Vancouver B.C. Metropolitan Core is famous among urbanists for what is now called the “Vancouver Style,” neighborhoods of point towers of 40 stories or more, with a planned tower separation to preserve public views and maximize privacy. The towers have small floor plates set on top of a street wall podium lined with three-story townhouses, or retail storefronts with offices above. There is landscaping on top of the podium and parking underground. Vancouverites have embraced density and walkability in the urban core, the envy of many of us from stateside.
However, once outside of Vancouver’s core, which at 44 square miles is similar in size and population to San Francisco proper, the Vancouver metro region used to look like “anywhere North America”: freeways and homogeneous communities of post-World War II bungalows and single story shopping centers surrounded by parking lots. However, the Vancouver Style has made it to the burbs, and in a big way.
After a ten-year absence, I recently visited Vancouver on a conference of Lambda Alpha International Land Economics Society. And what changes we found! I was taken by surprise as our plane circled above and saw clusters of high-rise buildings throughout the suburbs. Following the mounds of new towers traces SkyTrain’s regional rail routes and the locations of stations. First opened in 1986, SkyTrain primarily serves the suburbs and now has three major rail lines and fifty-three stations, with peak hour service at two to seven minute headways.
“TransLink” is Metro Vancouver’s regional transportation authority responsible for planning, financing and managing not only SkyTrain but all public transit, cycling and commuting options, as well as Intelligent Transportation System programs, and has a shared responsibility for the major road network.
SkyTrain stations are the nodes around which the 21st century suburbs are being redeveloped. And what a development pattern it is! The default height of the newest developments around SkyTrain stations is around 600 feet. No, not a typo. 600 feet. How has this happened?
It starts with regional planning. Formed in 1886 (yes, that’s no typo either: 131 years ago), “Metro Vancouver” is a federation of 23 jurisdictions that collaboratively plans for regional growth and plans and delivers regional-scale services, including drinking water, wastewater treatment and solid waste management. Metro Vancouver also regulates air quality, manages a regional parks system and provides affordable housing. Metro is governed by an appointed Board of Directors consisting of 38 electeds from the 23 jurisdictions.

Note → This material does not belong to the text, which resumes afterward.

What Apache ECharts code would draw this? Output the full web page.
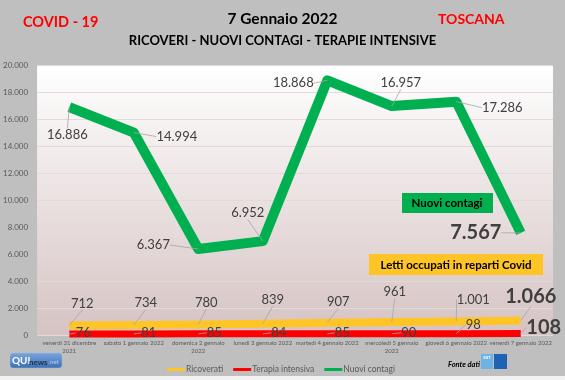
<!DOCTYPE html>
<html><head><meta charset="utf-8">
<script src="https://cdn.jsdelivr.net/npm/echarts@6/dist/echarts.min.js"></script>
<style>html,body{margin:0;padding:0;background:#bfbfbf}#c{width:565px;height:380px}</style>
</head><body><div id="c"></div>
<script>
const categories = ["venerdì 31 dicembre\n2021","sabato 1 gennaio 2022","domenica 2 gennaio\n2022","lunedì 3 gennaio 2022","martedì 4 gennaio 2022","mercoledì 5 gennaio\n2022","giovedì 6 gennaio 2022","venerdì 7 gennaio 2022"];
const ricoverati = [712, 734, 780, 839, 907, 961, 1001, 1066];
const terapiaIntensiva = [76, 81, 85, 84, 85, 90, 98, 108];
const nuoviContagi = [16886, 14994, 6367, 6952, 18868, 16957, 17286, 7567];
const yTicks = [0, 2000, 4000, 6000, 8000, 10000, 12000, 14000, 16000, 18000, 20000];

// label offsets (layout only)
const offGreen = [[-2,28],[43,4],[-45,-4],[-15,-28],[-34,3],[9,-23],[46,6],[-45,0]];
const offYellow = [[13,-22],[12,-22],[8,-22],[10,-24],[11,-21],[3,-30],[17,-22],[10,-24]];
const offRed = [[14,-1],[15,-1],[16,-1],[16,-1],[15,-1],[17,-1],[17,-9],[23,-6]];

const fmt = v => String(v).replace(/\B(?=(\d{3})+(?!\d))/g, '.');
const FONT = 'Lato';

function mkData(arr){
  return arr.map((v,i)=>{
    const d = {value:v};
    if (i === arr.length-1) d.label = {fontSize:20, fontWeight:'bold', color:'#404040'};
    return d;
  });
}
function mkLine(name, arr, color, width, z){
  return {
    name, type:'line', data: arr, z, showSymbol:false, symbol:'none',
    itemStyle:{color},
    lineStyle:{color, width, cap:'butt', join:'round'},
    emphasis:{disabled:true}, animation:false, silent:true
  };
}
function mkLabels(name, arr, offs){
  return {
    name: name + ' (etichette)', type:'line', data: mkData(arr), z:20,
    symbol:'circle', symbolSize:0.1, showSymbol:true,
    itemStyle:{color:'rgba(0,0,0,0)'},
    lineStyle:{width:0, opacity:0},
    label:{show:true, position:'inside', formatter:p=>fmt(p.value), fontFamily:FONT, fontSize:13, color:'#404040', textBorderWidth:0, textBorderColor:'transparent'},
    labelLine:{show:true, lineStyle:{color:'#a6a6a6', width:0.8}},
    labelLayout: p => ({dx: offs[p.dataIndex][0], dy: offs[p.dataIndex][1]}),
    emphasis:{disabled:true}, animation:false, silent:true
  };
}

const chart = echarts.init(document.getElementById('c'));
chart.setOption({
  backgroundColor:'#bfbfbf',
  animation:false,
  textStyle:{fontFamily:FONT},
  title:[
    {text:'COVID - 19', left:18, top:10, textStyle:{fontFamily:FONT, fontSize:14.5, fontWeight:'bold', color:'#ff0000'}},
    {text:'7 Gennaio 2022', left:'center', top:6, textStyle:{fontFamily:FONT, fontSize:15.5, fontWeight:'bold', color:'#000'}},
    {text:'RICOVERI - NUOVI CONTAGI - TERAPIE INTENSIVE', left:'center', top:29, textStyle:{fontFamily:FONT, fontSize:13, fontWeight:'bold', color:'#000'}},
    {text:'TOSCANA', left:433, top:7, textStyle:{fontFamily:FONT, fontSize:14, fontWeight:'bold', color:'#ff0000'}}
  ],
  grid:{left:37, right:12, top:65, bottom:45, show:true, borderWidth:0,
    backgroundColor:new echarts.graphic.LinearGradient(0,0,0,1,[{offset:0,color:'#ffffff'},{offset:1,color:'#d6c3c3'}])},
  legend:{left:162, top:360, itemWidth:18, itemHeight:3, itemGap:10, icon:'rect',
    textStyle:{fontFamily:FONT, fontSize:8.5, color:'#595959', padding:[0,0,0,-4]},
    data:['Ricoverati','Terapia intensiva','Nuovi contagi']},
  xAxis:{type:'category', data:categories, boundaryGap:true,
    axisLine:{show:false}, axisTick:{show:false},
    axisLabel:{fontFamily:FONT, fontSize:6, color:'#595959', margin:4, lineHeight:8, interval:0}},
  yAxis:{type:'value', min:0, max:20000, interval:2000,
    axisLine:{show:false}, axisTick:{show:false},
    axisLabel:{fontFamily:FONT, fontSize:8, color:'#595959', margin:9, formatter:v=>fmt(v)},
    splitLine:{lineStyle:{color:'#e2dada', width:1}}},
  series:[
    mkLine('Ricoverati', ricoverati, '#ffc526', 8, 2),
    mkLine('Terapia intensiva', terapiaIntensiva, '#ff0000', 7, 3),
    mkLine('Nuovi contagi', nuoviContagi, '#00b050', 10, 4),
    mkLabels('Ricoverati', ricoverati, offYellow),
    mkLabels('Terapia intensiva', terapiaIntensiva, offRed),
    mkLabels('Nuovi contagi', nuoviContagi, offGreen)
  ],
  graphic:[
    {type:'rect', z:10, shape:{x:402, y:193, width:91, height:20}, style:{fill:'#00b050'}},
    {type:'text', z:11, x:447, y:203, style:{text:'Nuovi contagi', fontFamily:FONT, fontSize:11.5, fontWeight:'bold', fill:'#000', align:'center', verticalAlign:'middle'}},
    {type:'rect', z:10, shape:{x:369, y:254, width:174, height:21}, style:{fill:'#ffc526'}},
    {type:'text', z:11, x:456, y:265, style:{text:'Letti occupati in reparti Covid', fontFamily:FONT, fontSize:11.5, fontWeight:'bold', fill:'#000', align:'center', verticalAlign:'middle'}},
    {type:'text', z:11, x:448, y:365, style:{text:'Fonte dati', fontFamily:FONT, fontSize:7.5, fontWeight:'bold', fontStyle:'italic', fill:'#000', verticalAlign:'middle'}},
    {type:'rect', z:11, shape:{x:481, y:354, width:12, height:15}, style:{fill:'#6fb3e6'}},
    {type:'text', z:12, x:487, y:358, style:{text:'SST', fontFamily:FONT, fontSize:4.5, fontWeight:'bold', fill:'#fff', align:'center', verticalAlign:'middle'}},
    {type:'rect', z:11, shape:{x:494, y:354, width:13, height:15}, style:{fill:'#1f62b4'}},
    {type:'rect', z:11, shape:{x:10, y:353, width:52, height:15, r:3}, style:{fill:new echarts.graphic.LinearGradient(0,0,0,1,[{offset:0,color:'#7aa6dc'},{offset:1,color:'#3b6fb2'}]), stroke:'#9fb9da', lineWidth:0.5}},
    {type:'text', z:12, x:12, y:361, style:{text:'QUI', fontFamily:FONT, fontSize:10, fontWeight:'bold', fill:'#ffffff', verticalAlign:'middle'}},
    {type:'text', z:12, x:29, y:362, style:{text:'news', fontFamily:FONT, fontSize:8, fontWeight:'bold', fill:'#1c2f4d', verticalAlign:'middle'}},
    {type:'text', z:12, x:48, y:362, style:{text:'.net', fontFamily:FONT, fontSize:6.5, fill:'#a9c8ee', verticalAlign:'middle'}},
    {type:'rect', z:1, shape:{x:0, y:376, width:565, height:4}, style:{fill:'#f2f2f2'}}
  ]
});
</script></body></html>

The Regional Growth Strategy was updated and adopted by Metro and all 23 jurisdictions in 2012 and extends to 2040. It is a plan for a network of 26 urban nodes ranging in size and character and connected by SkyTrain and other rail connections. There are a planned nine “regional city centers” and 17 smaller regional-scaled activity hubs.
As far back as 1965, the town of Burnaby, a dozen miles east of downtown Vancouver, adopted and planned implementation of four future town centers at the sites of existing shopping centers. Key to British Columbia’s planning system is that the municipality adopts zoning and development controls that cannot be appealed, reflecting a level of trust we can only dream about. At a time when the SkyTrain was just a gleam in planners’ eyes, the plan guided the location of the future rail transit stops, inextricably linking land use and transportation. Today Burnaby has a population of 240,000, with two of the town centers, Brentwood and Lougheed, in the midst of their next phases of development.
Brentwood Town Centre is a 28-acre, $2.5 billion town center at the site of what had been a 500,000 sq. ft. viable shopping center. The shopping center is currently being replaced by 11 residential towers topping out at about 600 feet tall, containing 6,000 dwelling units (over 500 per tower) and 1.1 million square feet of retail, plus a good dose of public open space and public facilities.
At the intersection of the three SkyTrain lines, the first phase of Lougheed Town Centre is a 40-acre, $7 billion town center of 23 residential towers holding 10,000 people, 1.4 million square feet of retail, 1 million square feet of office, 1.4 million square feet retail, plus open space and public facilities. The first four 55-story residential towers are currently under construction and being marketed. Ultimate development will be 72 acres.
Beyond Burnaby, the City of Surrey, now 513,000 population, is the third-fastest growing city in Canada, with the Surrey Town Centre population planned to double from the current 34,000 by 2041. On the site of what was a failing shopping center, Simon Fraser University already rises over the now-refurbished shopping center, at the base of a mixed-use retail/university/office tower. A new city hall and municipal library are in operation, and the first residential tower of 52 stories is nearing completion. From those towers you can see other towers at the next SkyTrain station a couple of minutes train-ride away.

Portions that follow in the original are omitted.